In theory, the admission of the countries that were once the Soviet bloc into the prosperous club of the European Union would seem not only obvious and logical, but an inescapable moral obligation towards history's victims. Theory, alas, tends to crumble in the face of national selfishness and shortsightedness, and the might of entrenched special interest lobbies in the existing EU.

The problems ahead were already evident from the EU's Amsterdam summit in June, and its failure to agree the essential constitutional reforms such as more majority voting and a streamlined Commission, without which today's already unwieldy Europe of 15 would become an utterly unworkable Europe of 20 or more.

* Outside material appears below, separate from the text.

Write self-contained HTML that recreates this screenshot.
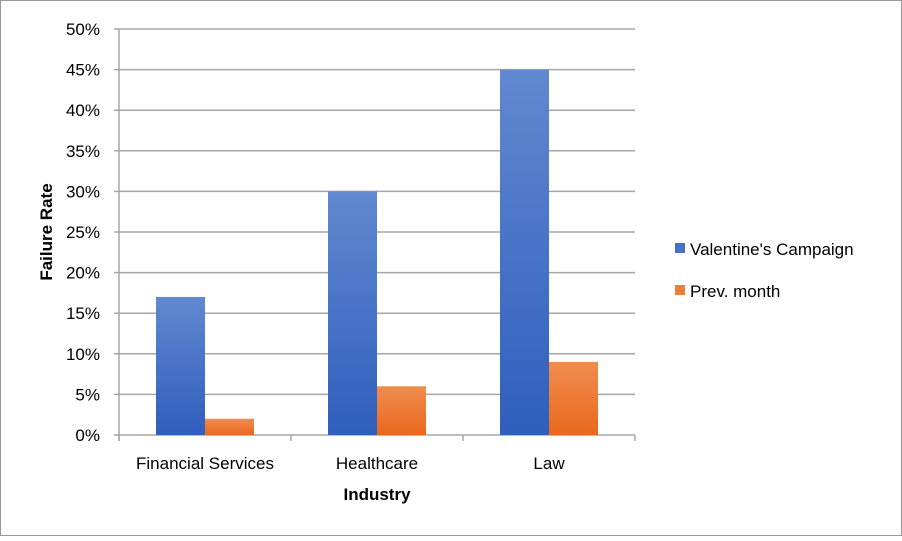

The enlargement debate is moving centre stage. Two months ago, the Commission issued its Agenda 2000 strategy document on enlargement, proposing that negotiations with five of the 10 European applicants - Poland, Hungary, the Czech Republic, Slovenia and Estonia - and Cyprus start at the appointed date of the end of this year. During its presidency in the first half of 1998, Britain will not only have to referee the euro endgame, but lay the groundwork of an expansion that should (in theory again) be wrapped up by the millennium.

But as the recent meeting of EU foreign ministers in Luxembourg suggested, the chances of reaching that goal are between remote and zero. Enlargement is entangled with the rest of Europe's unfinished business: the single currency and the desperately needed reform of its regional and agricultural policies which account for 90 per cent of spending from the EU's pounds 60bn budget. And there is the eternal problem - projected this time through the prism of the possible membership of Cyprus - of Turkey.

Enlargement has few unequivocal champions. There are the Nordic countries and Austria who believe that it is unfair and geopolitically dangerous to include five but exclude five others (Latvia, Lithuania, Slovakia, Romania and Bulgaria). Italy feels the same. So too does Britain, for motives ranging from a sense of historical justice to vestiges of the old Thatcherite calculation that a broader Europe perforce means a shallower, less federal Europe.

Not least though, Britain sees enlargement as a lever for forcing reform of Europe's system of regional aid, and its indefensible farm policy.

Germany urges a very limited enlargement, to the three new Nato entrants of Poland, Hungary and the Czech Republic, saying that as the main net contributor to the Brussels budget, it cannot afford any extra outlays when it is attempting to meet the Maastricht criteria for the single currency. Germany would save far more if it secured an overhaul of the CAP; but that would mean Helmut Kohl taking on the Bavarian farmers, his political allies, who prosper from the CAP.

Belgium and France mask their doubts by staking out the communautaire high ground, arguing that Europe must work better before it takes on new members. In other words, say Brussels and Paris, no enlargement before the institutional reforms that should have been decided at Amsterdam.

The most powerful objections, however, come fromSpain, Greece and Portugal, all of them poor, who fear that the handsome regional subsidies they receive would be diverted to the poorer east, should enlargement go ahead. Spain is, moreover, throwing in an extra complication, signalling it would block enlargement without a promise it will be in the first wave of adherents to the single currency in 15 months time.

Thus the new democracies of the east seem doomed to wait.